Goal
Collect every line of the records below that contains the word "with".

* START Given data *

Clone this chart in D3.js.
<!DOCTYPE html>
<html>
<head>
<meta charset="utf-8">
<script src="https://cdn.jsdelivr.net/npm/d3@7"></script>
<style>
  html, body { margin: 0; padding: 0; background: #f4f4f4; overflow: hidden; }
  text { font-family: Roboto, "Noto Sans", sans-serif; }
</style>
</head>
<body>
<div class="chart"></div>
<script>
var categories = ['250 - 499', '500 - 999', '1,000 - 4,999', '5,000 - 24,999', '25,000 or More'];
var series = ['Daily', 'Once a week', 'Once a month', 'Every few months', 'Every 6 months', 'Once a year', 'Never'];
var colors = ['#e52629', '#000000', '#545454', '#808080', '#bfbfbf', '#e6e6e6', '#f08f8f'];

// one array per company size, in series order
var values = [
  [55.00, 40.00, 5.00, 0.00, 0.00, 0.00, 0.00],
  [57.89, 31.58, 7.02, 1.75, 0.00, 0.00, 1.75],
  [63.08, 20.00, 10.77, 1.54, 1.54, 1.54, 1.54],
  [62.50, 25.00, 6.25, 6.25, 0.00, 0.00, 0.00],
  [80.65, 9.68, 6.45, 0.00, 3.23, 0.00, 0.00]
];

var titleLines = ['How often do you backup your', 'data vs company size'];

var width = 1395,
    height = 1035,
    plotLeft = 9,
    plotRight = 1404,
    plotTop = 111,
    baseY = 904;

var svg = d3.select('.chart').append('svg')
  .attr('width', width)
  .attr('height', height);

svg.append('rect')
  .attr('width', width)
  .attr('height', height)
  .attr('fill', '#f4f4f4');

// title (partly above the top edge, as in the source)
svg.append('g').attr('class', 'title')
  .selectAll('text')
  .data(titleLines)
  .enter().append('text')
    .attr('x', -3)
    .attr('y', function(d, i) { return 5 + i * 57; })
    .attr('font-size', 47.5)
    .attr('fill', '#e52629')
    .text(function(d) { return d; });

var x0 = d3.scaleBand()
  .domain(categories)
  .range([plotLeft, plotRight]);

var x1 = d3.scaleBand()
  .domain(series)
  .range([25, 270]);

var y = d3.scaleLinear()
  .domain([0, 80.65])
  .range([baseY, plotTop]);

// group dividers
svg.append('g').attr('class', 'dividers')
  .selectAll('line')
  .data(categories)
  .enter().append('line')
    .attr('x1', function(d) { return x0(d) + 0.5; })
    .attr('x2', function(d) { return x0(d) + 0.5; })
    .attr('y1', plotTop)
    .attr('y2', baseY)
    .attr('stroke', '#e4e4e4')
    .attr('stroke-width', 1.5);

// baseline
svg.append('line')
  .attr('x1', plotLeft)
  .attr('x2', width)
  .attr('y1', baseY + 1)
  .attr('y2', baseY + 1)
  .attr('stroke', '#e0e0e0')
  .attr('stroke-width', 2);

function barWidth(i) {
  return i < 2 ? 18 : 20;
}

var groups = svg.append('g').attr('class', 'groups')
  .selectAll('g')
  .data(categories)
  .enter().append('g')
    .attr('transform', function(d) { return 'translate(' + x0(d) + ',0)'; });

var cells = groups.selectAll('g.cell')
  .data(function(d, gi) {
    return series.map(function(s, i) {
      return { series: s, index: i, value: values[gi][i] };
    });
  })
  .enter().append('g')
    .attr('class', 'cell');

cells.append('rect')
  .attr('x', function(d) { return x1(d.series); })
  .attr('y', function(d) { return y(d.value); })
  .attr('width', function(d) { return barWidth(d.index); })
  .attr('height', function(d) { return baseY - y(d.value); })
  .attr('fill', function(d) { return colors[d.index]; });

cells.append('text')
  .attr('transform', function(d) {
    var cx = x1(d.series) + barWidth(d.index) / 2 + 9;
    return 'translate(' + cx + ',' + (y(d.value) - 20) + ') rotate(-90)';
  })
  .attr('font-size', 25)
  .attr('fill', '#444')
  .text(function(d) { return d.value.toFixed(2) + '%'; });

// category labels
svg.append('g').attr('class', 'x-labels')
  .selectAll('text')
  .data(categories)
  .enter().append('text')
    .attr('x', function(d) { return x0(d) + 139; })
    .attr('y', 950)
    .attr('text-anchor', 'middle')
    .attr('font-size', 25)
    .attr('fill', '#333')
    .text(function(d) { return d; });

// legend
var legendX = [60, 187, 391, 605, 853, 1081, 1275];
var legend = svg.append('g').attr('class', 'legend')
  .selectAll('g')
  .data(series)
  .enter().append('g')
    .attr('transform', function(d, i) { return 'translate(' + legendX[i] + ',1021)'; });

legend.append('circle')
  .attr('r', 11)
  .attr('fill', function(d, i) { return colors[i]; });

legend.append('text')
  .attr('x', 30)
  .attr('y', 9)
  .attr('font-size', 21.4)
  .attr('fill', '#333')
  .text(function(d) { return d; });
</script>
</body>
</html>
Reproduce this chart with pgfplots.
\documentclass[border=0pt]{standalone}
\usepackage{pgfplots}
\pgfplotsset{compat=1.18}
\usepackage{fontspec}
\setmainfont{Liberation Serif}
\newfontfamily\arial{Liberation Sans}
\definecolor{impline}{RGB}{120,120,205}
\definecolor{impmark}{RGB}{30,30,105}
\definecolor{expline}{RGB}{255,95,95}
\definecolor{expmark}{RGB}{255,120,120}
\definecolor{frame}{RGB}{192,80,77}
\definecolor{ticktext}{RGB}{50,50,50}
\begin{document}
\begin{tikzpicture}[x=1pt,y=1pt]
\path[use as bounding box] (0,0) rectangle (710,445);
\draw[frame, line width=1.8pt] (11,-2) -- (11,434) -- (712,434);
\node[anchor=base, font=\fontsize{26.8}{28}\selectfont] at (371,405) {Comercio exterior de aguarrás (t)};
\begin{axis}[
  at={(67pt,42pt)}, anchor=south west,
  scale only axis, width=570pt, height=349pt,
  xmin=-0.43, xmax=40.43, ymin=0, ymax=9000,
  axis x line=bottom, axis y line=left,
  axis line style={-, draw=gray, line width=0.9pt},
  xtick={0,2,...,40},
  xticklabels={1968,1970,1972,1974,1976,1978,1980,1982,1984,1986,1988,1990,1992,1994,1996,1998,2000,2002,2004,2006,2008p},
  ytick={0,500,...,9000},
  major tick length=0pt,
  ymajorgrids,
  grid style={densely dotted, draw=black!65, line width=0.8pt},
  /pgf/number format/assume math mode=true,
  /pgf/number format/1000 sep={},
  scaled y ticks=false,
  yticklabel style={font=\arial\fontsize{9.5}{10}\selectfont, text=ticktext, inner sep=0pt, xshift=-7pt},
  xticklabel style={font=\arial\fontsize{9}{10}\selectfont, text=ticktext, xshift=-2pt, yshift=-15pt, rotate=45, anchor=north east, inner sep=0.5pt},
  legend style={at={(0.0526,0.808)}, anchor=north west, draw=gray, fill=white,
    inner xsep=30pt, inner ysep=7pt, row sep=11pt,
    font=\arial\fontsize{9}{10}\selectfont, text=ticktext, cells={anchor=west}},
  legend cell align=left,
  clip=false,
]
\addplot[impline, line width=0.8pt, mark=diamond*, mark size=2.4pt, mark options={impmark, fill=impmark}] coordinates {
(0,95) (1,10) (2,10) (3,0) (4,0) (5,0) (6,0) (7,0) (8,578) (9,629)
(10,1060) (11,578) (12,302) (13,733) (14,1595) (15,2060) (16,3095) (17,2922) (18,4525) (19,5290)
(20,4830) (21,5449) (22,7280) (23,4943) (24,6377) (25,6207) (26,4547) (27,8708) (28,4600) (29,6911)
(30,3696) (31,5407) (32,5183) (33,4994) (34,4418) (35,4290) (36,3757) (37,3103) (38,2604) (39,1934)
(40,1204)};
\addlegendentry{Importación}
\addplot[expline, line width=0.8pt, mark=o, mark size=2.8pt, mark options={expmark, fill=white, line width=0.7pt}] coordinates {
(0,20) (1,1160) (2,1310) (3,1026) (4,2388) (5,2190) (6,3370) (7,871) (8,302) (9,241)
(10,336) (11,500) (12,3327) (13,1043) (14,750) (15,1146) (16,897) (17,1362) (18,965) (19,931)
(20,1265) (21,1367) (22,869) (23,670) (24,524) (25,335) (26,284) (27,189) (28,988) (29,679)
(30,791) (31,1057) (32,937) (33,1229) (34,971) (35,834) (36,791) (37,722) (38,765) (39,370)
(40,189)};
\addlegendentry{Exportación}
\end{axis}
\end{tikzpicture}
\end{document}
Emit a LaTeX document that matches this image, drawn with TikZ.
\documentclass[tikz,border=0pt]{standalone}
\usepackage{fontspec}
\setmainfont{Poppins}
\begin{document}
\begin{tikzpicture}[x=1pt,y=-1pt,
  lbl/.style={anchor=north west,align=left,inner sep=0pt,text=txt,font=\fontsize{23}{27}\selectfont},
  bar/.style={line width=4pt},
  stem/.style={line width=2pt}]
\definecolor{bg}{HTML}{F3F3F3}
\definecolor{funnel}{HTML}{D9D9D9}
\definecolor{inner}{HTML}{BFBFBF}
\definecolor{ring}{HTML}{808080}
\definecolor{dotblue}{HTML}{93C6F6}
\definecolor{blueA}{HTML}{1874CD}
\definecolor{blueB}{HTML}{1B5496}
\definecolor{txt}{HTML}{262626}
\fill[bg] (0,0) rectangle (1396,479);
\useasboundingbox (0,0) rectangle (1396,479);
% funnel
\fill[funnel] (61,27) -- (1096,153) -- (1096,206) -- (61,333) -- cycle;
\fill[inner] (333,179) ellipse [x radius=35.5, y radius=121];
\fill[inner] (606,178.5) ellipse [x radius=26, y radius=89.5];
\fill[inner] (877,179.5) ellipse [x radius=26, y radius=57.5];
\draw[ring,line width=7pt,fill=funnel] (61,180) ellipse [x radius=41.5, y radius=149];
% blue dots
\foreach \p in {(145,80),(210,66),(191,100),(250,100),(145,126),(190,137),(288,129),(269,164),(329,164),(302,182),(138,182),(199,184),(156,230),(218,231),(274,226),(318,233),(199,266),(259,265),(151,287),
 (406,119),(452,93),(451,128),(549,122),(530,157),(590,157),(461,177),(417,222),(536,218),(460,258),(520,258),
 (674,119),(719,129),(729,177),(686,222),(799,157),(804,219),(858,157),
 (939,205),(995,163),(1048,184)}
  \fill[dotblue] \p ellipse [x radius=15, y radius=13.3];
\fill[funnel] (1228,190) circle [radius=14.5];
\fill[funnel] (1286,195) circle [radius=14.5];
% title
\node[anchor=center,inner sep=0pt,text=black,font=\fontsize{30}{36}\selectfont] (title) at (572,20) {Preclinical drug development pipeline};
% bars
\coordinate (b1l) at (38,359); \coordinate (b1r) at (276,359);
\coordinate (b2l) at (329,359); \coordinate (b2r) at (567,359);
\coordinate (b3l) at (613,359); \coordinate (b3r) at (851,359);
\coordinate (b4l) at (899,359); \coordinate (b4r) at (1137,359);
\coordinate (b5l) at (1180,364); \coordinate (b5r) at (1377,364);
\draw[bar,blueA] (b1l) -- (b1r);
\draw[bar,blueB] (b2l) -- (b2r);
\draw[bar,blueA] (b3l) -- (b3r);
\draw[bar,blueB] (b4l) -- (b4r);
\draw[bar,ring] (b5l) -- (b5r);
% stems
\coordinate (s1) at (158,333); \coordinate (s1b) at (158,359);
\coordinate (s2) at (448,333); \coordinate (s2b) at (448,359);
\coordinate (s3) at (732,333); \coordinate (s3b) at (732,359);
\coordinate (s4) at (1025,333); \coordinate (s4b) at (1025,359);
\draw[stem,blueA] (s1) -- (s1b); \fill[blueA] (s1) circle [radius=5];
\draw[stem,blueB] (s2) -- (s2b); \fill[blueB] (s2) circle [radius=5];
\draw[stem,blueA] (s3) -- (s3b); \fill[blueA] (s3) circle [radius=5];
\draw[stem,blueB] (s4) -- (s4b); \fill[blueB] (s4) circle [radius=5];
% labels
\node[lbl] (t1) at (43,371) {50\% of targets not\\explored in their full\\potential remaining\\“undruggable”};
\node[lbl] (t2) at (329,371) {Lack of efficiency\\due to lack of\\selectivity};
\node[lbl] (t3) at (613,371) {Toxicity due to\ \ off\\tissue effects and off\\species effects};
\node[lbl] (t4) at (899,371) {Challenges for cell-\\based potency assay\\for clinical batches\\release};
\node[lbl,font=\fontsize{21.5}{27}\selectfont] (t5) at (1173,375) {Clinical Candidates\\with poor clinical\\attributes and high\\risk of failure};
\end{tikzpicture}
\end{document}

* END Given data *

Written answer
Reproduce this chart with pgfplots.
Emit a LaTeX document that matches this image, drawn with TikZ.
\node[lbl,font=\fontsize{21.5}{27}\selectfont] (t5) at (1173,375) {Clinical Candidates\\with poor clinical\\attributes and high\\risk of failure};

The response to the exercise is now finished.